Para quem é vítima do trote, não há nada de cômico, embora sempre existam aqueles que se proponham a participar da cena no espetáculo, conforme afirma Debord. A admissão do trote e seus desdobramentos num espaço acadêmico chega a ser contraditório aos próprios interesses de quem enxerga na Universidade o ponto culminante de um modo de vida mais intelectualizado e mais civilizado. “Sabemos que o trote é algo patológico, narcisista, que é da sociedade do espetáculo. Nós estamos retrocedendo a um primórdio. É uma espécie de primata bem mais equipado”, analisa o psicólogo.

O trote é proibido na Uesb

Desde 2008, o trote é proibido na Uesb, seja em forma de manifestações ditas mais brandas, como pintar os calouros como maneira de, pela imagem, identificá-los socialmente como estudantes que estão entrando na Universidade, seja em ações que firam sua integridade física, moral e psicoemocional. A Resolução Consu n.º 07/2008 é muito clara nesse sentido.

O gerente acadêmico da Universidade, Marcelo Nolasco, explica que uma das maneiras de conscientizar os alunos da Instituição foi tornar a leitura da Resolução obrigatória. “No processo de matrícula, o aluno não avança de etapa se não assinalar que leu e está ciente da proibição do trote conforme a Resolução. Com isso, não tem desculpa para depois alegar que não tinha conhecimento”.
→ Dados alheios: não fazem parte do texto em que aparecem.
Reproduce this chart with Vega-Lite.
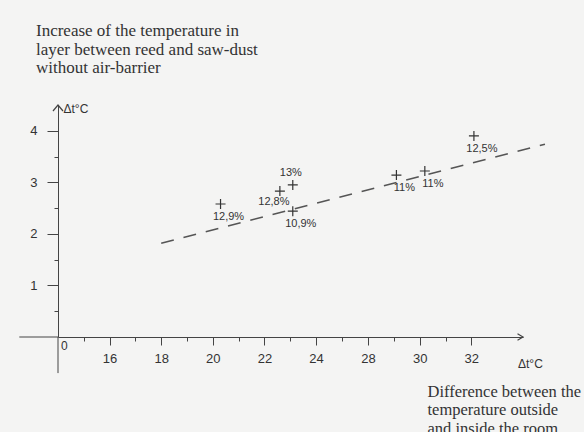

O aluno que for vítima de trote deve procurar o Colegiado do curso ou a Assessoria Acadêmica do campus e denunciar a prática. Os autores podem responder a processo administrativo, ter a informação constante no histórico escolar, o que, subjetivamente, pode interferir negativamente no seu futuro acadêmico e até profissional. Os agressores também estão sujeitos a responder criminalmente pelos atos praticados, se as vítimas registrarem queixa numa delegacia.

Possibilidades de punição à parte, a discussão que precisa ser feita diz respeito a como conscientizar os veteranos, fazê-los enxergar que o trote é uma prática nociva e reveladora de uma patologia social. “É o que precisa ser discutido, mas não no sentido de falar simplesmente. É no sentido de elaborar e construir junto, porque a questão é: qual é o sujeito que nós desejamos produzir dentro da Universidade?”, pondera Wagner de Souza.